Mandi:
Do I understand you correctly that you will not accept the existence of ADHD until you see enough neuropathological studies involving actual physical cytoarchitectonic analysis of ADHD brains (like the analyses done on dyslexic brains by Galabruda, Kemper, Geshwind, Sherman and others).
Since you mentioned that you have read studies that indicate that there are no observable differences between the brains of ADHD and non ADHD individuals, I assume you have read but dismissed the studies that have shown that the caudate nucleus and the global pallidus structures of the basal ganglia, as well as the cerebellum and the frontal cortex have been found to be smaller in individuals with ADHD. Further, the bands of fibers in the corpus callosum was thinner in the posterior frontal, parietal, and temporal lobes of the two hemispheres in children with ADHD than in the hemispheres of the control groups. Also, measurements of the thickness of cortex showed that gray matter was reduced in inferior frontal cortex and anterior temporal lobes, but increased in the posterior temporal cortices and inferior parietal cortex. (The measurement studies were published in the Lancet which, as you know, is a British journal.)
As far as the diagnosis process is concerned, as with dyslexia, without cutting open the skull, we cannot tell with total certainty if a person actually has ADHD.
Like dyslexia, we must rely on a set of established characteristics and symptoms to classify a person as having ADHD. Unfortunately, this is not an in fallible method of determining if a person has ADHD.

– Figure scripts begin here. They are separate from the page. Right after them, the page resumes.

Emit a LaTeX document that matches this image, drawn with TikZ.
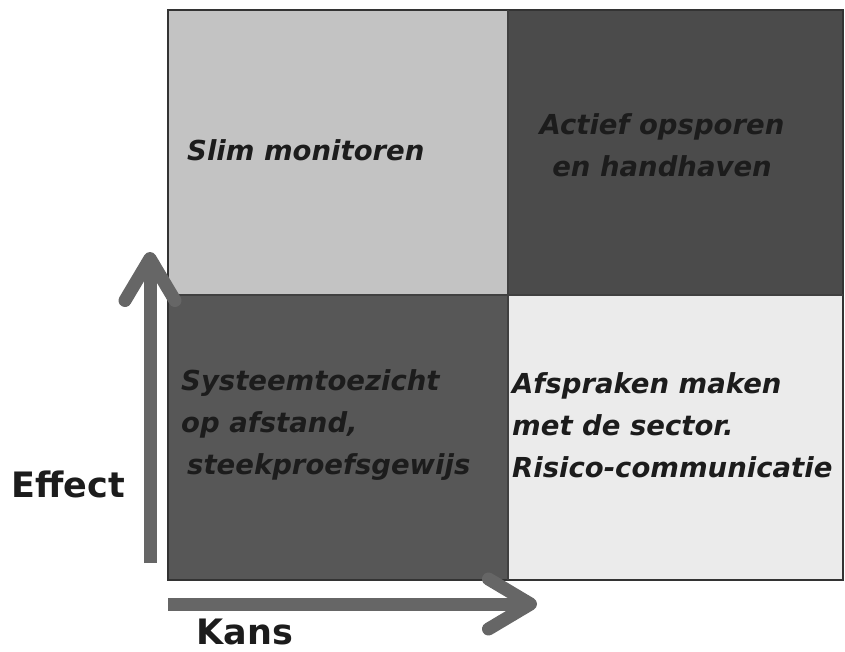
\documentclass[tikz,border=0pt]{standalone}
\usepackage{fontspec}
\setmainfont{DejaVu Sans}
\usetikzlibrary{arrows.meta}

\definecolor{lightq}{HTML}{C3C3C3}
\definecolor{darkq}{HTML}{4B4B4B}
\definecolor{midq}{HTML}{575757}
\definecolor{paleq}{HTML}{EBEBEB}
\definecolor{axisgray}{HTML}{666666}
\definecolor{txtgray}{HTML}{1C1C1C}

\begin{document}
\begin{tikzpicture}[x=1pt,y=-1pt,
  quad/.style={font=\bfseries\itshape\fontsize{27.5}{42}\selectfont,text=txtgray,inner sep=0pt},
  axlabel/.style={font=\bfseries\fontsize{35}{40}\selectfont,text=txtgray},
  axis/.style={line width=13pt,draw=axisgray,-{Straight Barb[length=42pt,width=50pt,round]}}]
  \useasboundingbox (0,0) rectangle (845,652);
  % the four fields
  \fill[lightq] (168,10) rectangle (508,295);
  \fill[darkq] (508,10) rectangle (843,295);
  \fill[midq] (168,295) rectangle (508,580);
  \fill[paleq] (508,295) rectangle (843,580);
  \draw[line width=2pt,draw=black!80] (168,10) rectangle (843,580);
  \draw[line width=2.5pt,draw=black!75] (508,10) -- (508,580) (168,295) -- (843,295);
  % texts in the fields
  \node[quad,anchor=west] (slim) at (187,150) {Slim monitoren};
  \node[quad,align=center] (actief) at (662,145) {Actief opsporen\\en handhaven};
  \node[quad,anchor=west,align=left] (systeem) at (181,425) {Systeemtoezicht\\op afstand,\\\hspace*{6pt}steekproefsgewijs};
  \node[quad,anchor=west,align=left] (afspraken) at (512,425) {Afspraken maken\\met de sector.\\Risico-communicatie};
  % axes
  \coordinate (vfoot) at (150,563);
  \coordinate (vtip) at (150,252);
  \coordinate (hfoot) at (168,604);
  \coordinate (htip) at (537,604);
  \draw[axis] (vfoot) -- (vtip);
  \draw[axis] (hfoot) -- (htip);
  \node[axlabel] (effect) at (68,484) {Effect};
  \node[axlabel] (kans) at (245,632) {Kans};
\end{tikzpicture}
\end{document}
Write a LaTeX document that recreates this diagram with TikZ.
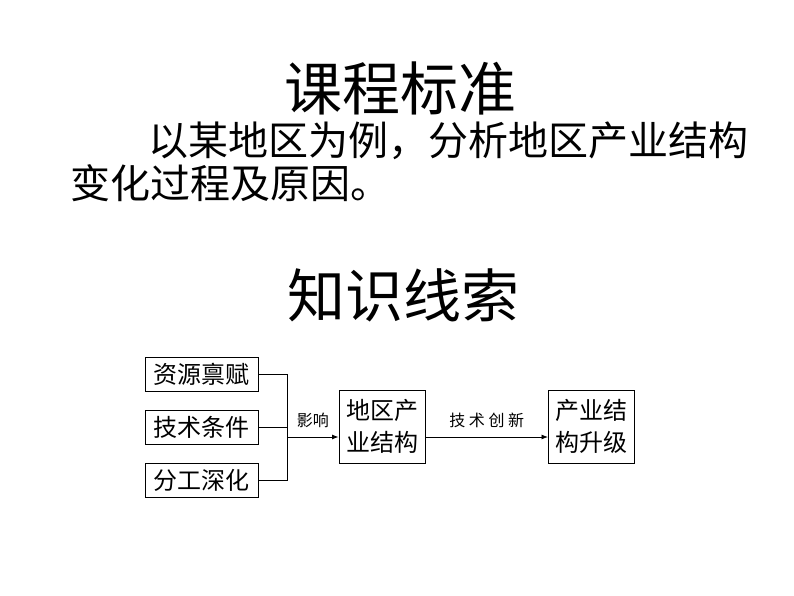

(In case you a wondering "what does she I know about dyslexia", I have been a member of the International Dyslexia Association for 19 years (when it was still the Orton Dyslexia Society), and I have studied dyslexia, and have worked with children who have dyslexia all these years, and I continue to study it. Consequently, I have had many opportunities to hear and talk with experts in the field such as Dr. Gordon Sherman who was Assistant Professor of Neurology at Harvard, and did brain research with Dr. Geshwind at Beth Israel Deaconess Hospital in Boston, Mass.)